### Entries supplied

.....

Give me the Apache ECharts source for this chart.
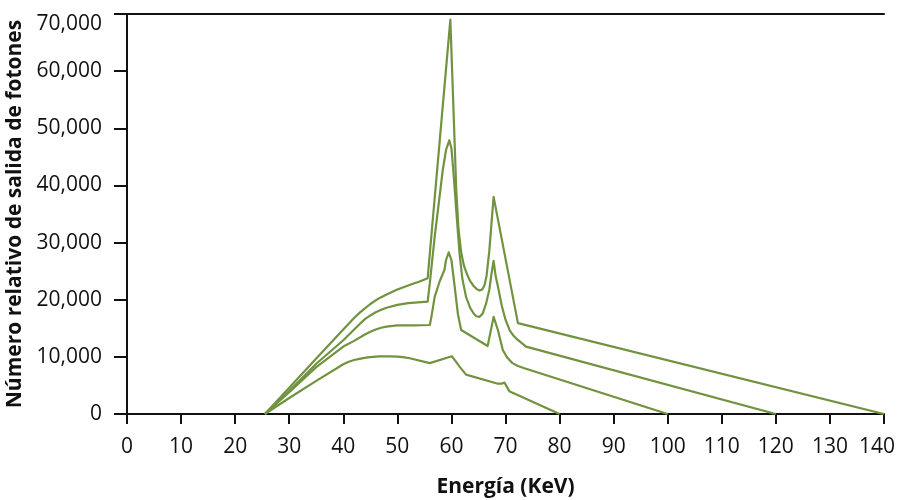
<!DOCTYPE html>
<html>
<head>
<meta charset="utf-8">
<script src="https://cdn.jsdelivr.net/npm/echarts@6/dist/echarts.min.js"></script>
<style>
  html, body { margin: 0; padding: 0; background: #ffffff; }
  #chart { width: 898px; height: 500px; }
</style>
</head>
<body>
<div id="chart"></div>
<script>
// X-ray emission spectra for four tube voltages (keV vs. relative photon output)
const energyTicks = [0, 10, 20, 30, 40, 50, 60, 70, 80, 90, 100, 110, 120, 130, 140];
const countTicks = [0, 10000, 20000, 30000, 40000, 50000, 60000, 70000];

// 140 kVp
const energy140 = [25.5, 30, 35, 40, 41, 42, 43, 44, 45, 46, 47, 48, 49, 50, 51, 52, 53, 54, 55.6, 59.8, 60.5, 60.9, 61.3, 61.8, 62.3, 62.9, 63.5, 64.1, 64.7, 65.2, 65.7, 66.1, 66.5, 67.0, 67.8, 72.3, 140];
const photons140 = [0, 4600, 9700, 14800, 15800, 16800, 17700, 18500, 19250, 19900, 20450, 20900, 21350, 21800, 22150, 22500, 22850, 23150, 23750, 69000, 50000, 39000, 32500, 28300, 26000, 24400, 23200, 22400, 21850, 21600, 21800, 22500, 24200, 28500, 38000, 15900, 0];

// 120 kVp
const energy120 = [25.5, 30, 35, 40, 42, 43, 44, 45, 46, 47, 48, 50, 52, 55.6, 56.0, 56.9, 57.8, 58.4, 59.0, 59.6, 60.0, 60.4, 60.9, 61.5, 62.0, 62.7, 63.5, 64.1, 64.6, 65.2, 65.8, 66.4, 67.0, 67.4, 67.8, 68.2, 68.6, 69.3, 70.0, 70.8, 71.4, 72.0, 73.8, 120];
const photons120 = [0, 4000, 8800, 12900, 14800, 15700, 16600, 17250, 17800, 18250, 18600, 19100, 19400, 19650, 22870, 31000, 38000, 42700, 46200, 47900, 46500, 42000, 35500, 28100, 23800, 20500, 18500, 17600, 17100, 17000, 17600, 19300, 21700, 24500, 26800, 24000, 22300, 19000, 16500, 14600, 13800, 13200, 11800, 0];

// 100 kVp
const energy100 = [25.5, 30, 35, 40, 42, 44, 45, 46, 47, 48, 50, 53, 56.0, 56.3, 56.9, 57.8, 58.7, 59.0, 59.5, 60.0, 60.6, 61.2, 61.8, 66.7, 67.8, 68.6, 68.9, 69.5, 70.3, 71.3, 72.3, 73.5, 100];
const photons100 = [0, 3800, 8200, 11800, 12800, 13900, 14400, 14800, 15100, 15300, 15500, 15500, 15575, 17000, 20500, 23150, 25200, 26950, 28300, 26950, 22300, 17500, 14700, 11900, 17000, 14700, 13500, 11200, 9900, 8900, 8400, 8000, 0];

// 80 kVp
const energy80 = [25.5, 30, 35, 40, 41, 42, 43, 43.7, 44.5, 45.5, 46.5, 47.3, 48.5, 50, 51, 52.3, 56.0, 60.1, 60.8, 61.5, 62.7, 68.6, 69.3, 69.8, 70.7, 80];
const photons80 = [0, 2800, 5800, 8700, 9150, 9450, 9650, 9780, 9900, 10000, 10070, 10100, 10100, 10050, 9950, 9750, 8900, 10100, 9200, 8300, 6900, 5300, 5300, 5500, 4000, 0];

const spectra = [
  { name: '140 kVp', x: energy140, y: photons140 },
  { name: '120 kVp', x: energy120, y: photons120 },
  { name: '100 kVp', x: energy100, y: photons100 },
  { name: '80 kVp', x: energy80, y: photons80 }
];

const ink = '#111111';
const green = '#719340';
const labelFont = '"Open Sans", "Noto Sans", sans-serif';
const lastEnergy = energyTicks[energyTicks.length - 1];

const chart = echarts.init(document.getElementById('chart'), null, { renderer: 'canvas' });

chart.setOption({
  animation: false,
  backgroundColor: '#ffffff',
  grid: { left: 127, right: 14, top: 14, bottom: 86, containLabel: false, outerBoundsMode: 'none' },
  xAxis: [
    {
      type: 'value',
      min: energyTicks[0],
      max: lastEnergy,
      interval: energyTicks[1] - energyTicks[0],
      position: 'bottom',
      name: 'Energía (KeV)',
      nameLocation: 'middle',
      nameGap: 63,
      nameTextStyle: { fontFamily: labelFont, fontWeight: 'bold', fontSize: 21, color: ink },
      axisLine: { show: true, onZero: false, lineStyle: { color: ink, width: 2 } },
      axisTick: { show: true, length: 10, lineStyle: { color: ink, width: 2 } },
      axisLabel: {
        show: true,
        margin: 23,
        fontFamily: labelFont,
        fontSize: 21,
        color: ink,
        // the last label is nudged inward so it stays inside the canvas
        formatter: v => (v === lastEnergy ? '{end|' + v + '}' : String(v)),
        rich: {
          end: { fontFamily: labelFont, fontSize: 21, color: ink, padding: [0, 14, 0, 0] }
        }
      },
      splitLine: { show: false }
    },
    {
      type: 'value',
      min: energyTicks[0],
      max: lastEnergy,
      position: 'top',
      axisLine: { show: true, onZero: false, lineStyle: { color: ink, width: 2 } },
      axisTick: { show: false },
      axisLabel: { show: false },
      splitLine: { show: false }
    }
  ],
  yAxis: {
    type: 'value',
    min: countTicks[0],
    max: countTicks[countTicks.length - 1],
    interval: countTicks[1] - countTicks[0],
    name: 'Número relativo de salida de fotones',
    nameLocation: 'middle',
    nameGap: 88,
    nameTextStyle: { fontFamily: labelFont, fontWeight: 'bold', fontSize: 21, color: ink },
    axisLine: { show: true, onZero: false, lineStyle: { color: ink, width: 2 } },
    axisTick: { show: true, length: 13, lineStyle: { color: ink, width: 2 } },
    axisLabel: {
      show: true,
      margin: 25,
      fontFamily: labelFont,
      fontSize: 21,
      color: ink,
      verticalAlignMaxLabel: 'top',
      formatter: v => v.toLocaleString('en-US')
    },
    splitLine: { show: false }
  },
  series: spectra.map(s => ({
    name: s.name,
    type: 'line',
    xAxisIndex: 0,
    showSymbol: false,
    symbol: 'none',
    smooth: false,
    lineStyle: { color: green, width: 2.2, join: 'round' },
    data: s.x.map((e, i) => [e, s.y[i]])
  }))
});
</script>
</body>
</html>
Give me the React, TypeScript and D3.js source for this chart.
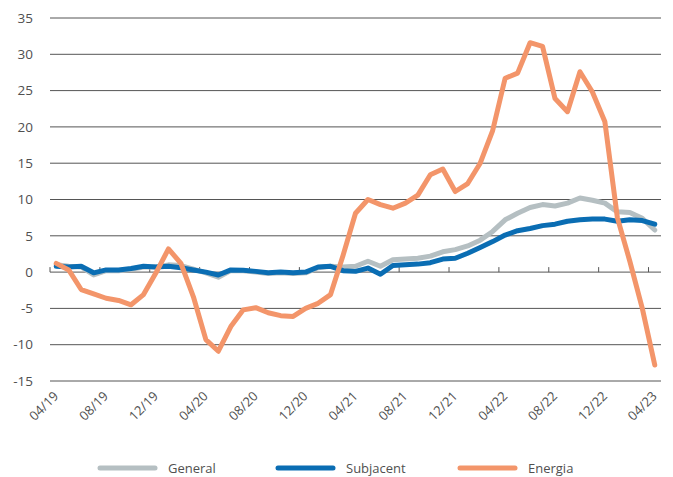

.....

### What is asked
Quote the material word for word, dropping any images it holds.

### Output for this exercise
Give me the Apache ECharts source for this chart.
<!DOCTYPE html>
<html>
<head>
<meta charset="utf-8">
<script src="https://cdn.jsdelivr.net/npm/echarts@6/dist/echarts.min.js"></script>
<style>
  html, body { margin: 0; padding: 0; background: #ffffff; }
  #chart { width: 898px; height: 500px; }
</style>
</head>
<body>
<div id="chart"></div>
<script>
// X-ray emission spectra for four tube voltages (keV vs. relative photon output)
const energyTicks = [0, 10, 20, 30, 40, 50, 60, 70, 80, 90, 100, 110, 120, 130, 140];
const countTicks = [0, 10000, 20000, 30000, 40000, 50000, 60000, 70000];

// 140 kVp
const energy140 = [25.5, 30, 35, 40, 41, 42, 43, 44, 45, 46, 47, 48, 49, 50, 51, 52, 53, 54, 55.6, 59.8, 60.5, 60.9, 61.3, 61.8, 62.3, 62.9, 63.5, 64.1, 64.7, 65.2, 65.7, 66.1, 66.5, 67.0, 67.8, 72.3, 140];
const photons140 = [0, 4600, 9700, 14800, 15800, 16800, 17700, 18500, 19250, 19900, 20450, 20900, 21350, 21800, 22150, 22500, 22850, 23150, 23750, 69000, 50000, 39000, 32500, 28300, 26000, 24400, 23200, 22400, 21850, 21600, 21800, 22500, 24200, 28500, 38000, 15900, 0];

// 120 kVp
const energy120 = [25.5, 30, 35, 40, 42, 43, 44, 45, 46, 47, 48, 50, 52, 55.6, 56.0, 56.9, 57.8, 58.4, 59.0, 59.6, 60.0, 60.4, 60.9, 61.5, 62.0, 62.7, 63.5, 64.1, 64.6, 65.2, 65.8, 66.4, 67.0, 67.4, 67.8, 68.2, 68.6, 69.3, 70.0, 70.8, 71.4, 72.0, 73.8, 120];
const photons120 = [0, 4000, 8800, 12900, 14800, 15700, 16600, 17250, 17800, 18250, 18600, 19100, 19400, 19650, 22870, 31000, 38000, 42700, 46200, 47900, 46500, 42000, 35500, 28100, 23800, 20500, 18500, 17600, 17100, 17000, 17600, 19300, 21700, 24500, 26800, 24000, 22300, 19000, 16500, 14600, 13800, 13200, 11800, 0];

// 100 kVp
const energy100 = [25.5, 30, 35, 40, 42, 44, 45, 46, 47, 48, 50, 53, 56.0, 56.3, 56.9, 57.8, 58.7, 59.0, 59.5, 60.0, 60.6, 61.2, 61.8, 66.7, 67.8, 68.6, 68.9, 69.5, 70.3, 71.3, 72.3, 73.5, 100];
const photons100 = [0, 3800, 8200, 11800, 12800, 13900, 14400, 14800, 15100, 15300, 15500, 15500, 15575, 17000, 20500, 23150, 25200, 26950, 28300, 26950, 22300, 17500, 14700, 11900, 17000, 14700, 13500, 11200, 9900, 8900, 8400, 8000, 0];

// 80 kVp
const energy80 = [25.5, 30, 35, 40, 41, 42, 43, 43.7, 44.5, 45.5, 46.5, 47.3, 48.5, 50, 51, 52.3, 56.0, 60.1, 60.8, 61.5, 62.7, 68.6, 69.3, 69.8, 70.7, 80];
const photons80 = [0, 2800, 5800, 8700, 9150, 9450, 9650, 9780, 9900, 10000, 10070, 10100, 10100, 10050, 9950, 9750, 8900, 10100, 9200, 8300, 6900, 5300, 5300, 5500, 4000, 0];

const spectra = [
  { name: '140 kVp', x: energy140, y: photons140 },
  { name: '120 kVp', x: energy120, y: photons120 },
  { name: '100 kVp', x: energy100, y: photons100 },
  { name: '80 kVp', x: energy80, y: photons80 }
];

const ink = '#111111';
const green = '#719340';
const labelFont = '"Open Sans", "Noto Sans", sans-serif';
const lastEnergy = energyTicks[energyTicks.length - 1];

const chart = echarts.init(document.getElementById('chart'), null, { renderer: 'canvas' });

chart.setOption({
  animation: false,
  backgroundColor: '#ffffff',
  grid: { left: 127, right: 14, top: 14, bottom: 86, containLabel: false, outerBoundsMode: 'none' },
  xAxis: [
    {
      type: 'value',
      min: energyTicks[0],
      max: lastEnergy,
      interval: energyTicks[1] - energyTicks[0],
      position: 'bottom',
      name: 'Energía (KeV)',
      nameLocation: 'middle',
      nameGap: 63,
      nameTextStyle: { fontFamily: labelFont, fontWeight: 'bold', fontSize: 21, color: ink },
      axisLine: { show: true, onZero: false, lineStyle: { color: ink, width: 2 } },
      axisTick: { show: true, length: 10, lineStyle: { color: ink, width: 2 } },
      axisLabel: {
        show: true,
        margin: 23,
        fontFamily: labelFont,
        fontSize: 21,
        color: ink,
        // the last label is nudged inward so it stays inside the canvas
        formatter: v => (v === lastEnergy ? '{end|' + v + '}' : String(v)),
        rich: {
          end: { fontFamily: labelFont, fontSize: 21, color: ink, padding: [0, 14, 0, 0] }
        }
      },
      splitLine: { show: false }
    },
    {
      type: 'value',
      min: energyTicks[0],
      max: lastEnergy,
      position: 'top',
      axisLine: { show: true, onZero: false, lineStyle: { color: ink, width: 2 } },
      axisTick: { show: false },
      axisLabel: { show: false },
      splitLine: { show: false }
    }
  ],
  yAxis: {
    type: 'value',
    min: countTicks[0],
    max: countTicks[countTicks.length - 1],
    interval: countTicks[1] - countTicks[0],
    name: 'Número relativo de salida de fotones',
    nameLocation: 'middle',
    nameGap: 88,
    nameTextStyle: { fontFamily: labelFont, fontWeight: 'bold', fontSize: 21, color: ink },
    axisLine: { show: true, onZero: false, lineStyle: { color: ink, width: 2 } },
    axisTick: { show: true, length: 13, lineStyle: { color: ink, width: 2 } },
    axisLabel: {
      show: true,
      margin: 25,
      fontFamily: labelFont,
      fontSize: 21,
      color: ink,
      verticalAlignMaxLabel: 'top',
      formatter: v => v.toLocaleString('en-US')
    },
    splitLine: { show: false }
  },
  series: spectra.map(s => ({
    name: s.name,
    type: 'line',
    xAxisIndex: 0,
    showSymbol: false,
    symbol: 'none',
    smooth: false,
    lineStyle: { color: green, width: 2.2, join: 'round' },
    data: s.x.map((e, i) => [e, s.y[i]])
  }))
});
</script>
</body>
</html>
Give me the React, TypeScript and D3.js source for this chart.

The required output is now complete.